Decadal variability in overturn at 32S

Print version
Text Size: Change text to small (default) Change text to medium Change text to large

In the subtropical gyre of the south Indian Ocean, at 32°S, salinity and oxygen in the thermocline changed markedly from 1987 to 2002 (McDonagh et al., 2005). Both salinity and oxygen increased, opposite to the trends farther south closer to the Antarctic Circumpolar Current (Bindoff et al., 2007; Aoki et al., 2005). Associated subtropical changes also occurred in the South Atlantic and South Pacific (Talley et al., 2008), most likely due to increased subduction rates due to intensified Ekman pumping associated with strengthening of the Southern Annular Mode (SAM) (Roemmich et al., 2007). These mid-gyre regions are sandwiched between the Southern Ocean and tropical oxygen declines (Stramma et al., 2008), which experienced reduced ventilation.  The large-scale changes indicate the usefulness of oxygen budgets as well as heat, freshwater and carbon. Using state estimation, POP, along with hydrographic analysis of both the previous and the new 2009 32°S section in the Indian Ocean we look to investigate a number of questions related to these changes.


1. What caused the apparent increase in ventilation of the upper ocean in 2002 compared with 1987? Although the relation with SAM is likely robust given the large-scale changes in oxygen and salinity, it is important to study and understand the continuous change in circulation, which is possible with ECCO and POP. The latter has CFCs and an age tracer, which makes it even more attractive for this problem.

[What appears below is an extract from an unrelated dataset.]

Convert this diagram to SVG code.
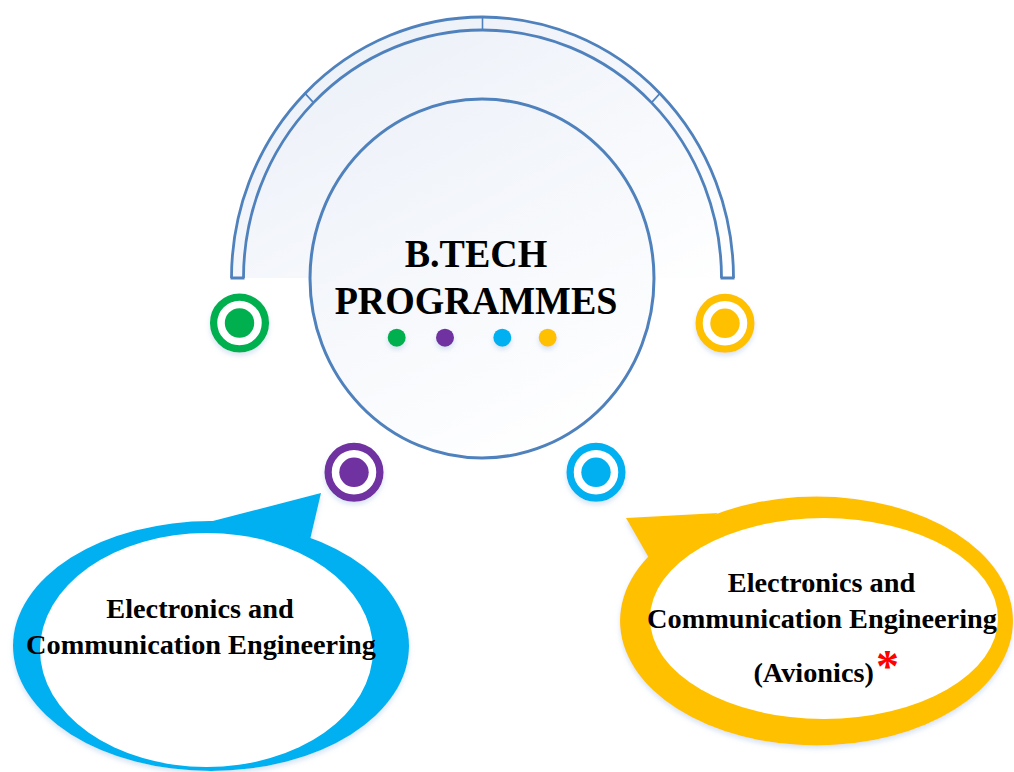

2. How widespread is the circulation change inferred from the oxygen and salinity changes at 32°S from 1987 to 2002?  We might expect it to extend through all of the Indian Ocean’s subtropical gyre if changes in the wind forcing are the source. Meridional repeat hydrographic sections (WOCE to CLIVAR) show the same changes and bracket the range of latitudes  - it is a subtropical change (Talley et al., 2008). Again, POP and ECCO will be useful to understand context for the circulation change.


3. Has there been any circulation change since 2002?  This is an observational question, to be answered from the March-May, 2009, 32° section.  The SAM reached a maximum in 2000 and has been decreasing since, so it is possible the conditions have reversed. We will analyze the new section, and also place it in context using ECCO, SOSE, and POP.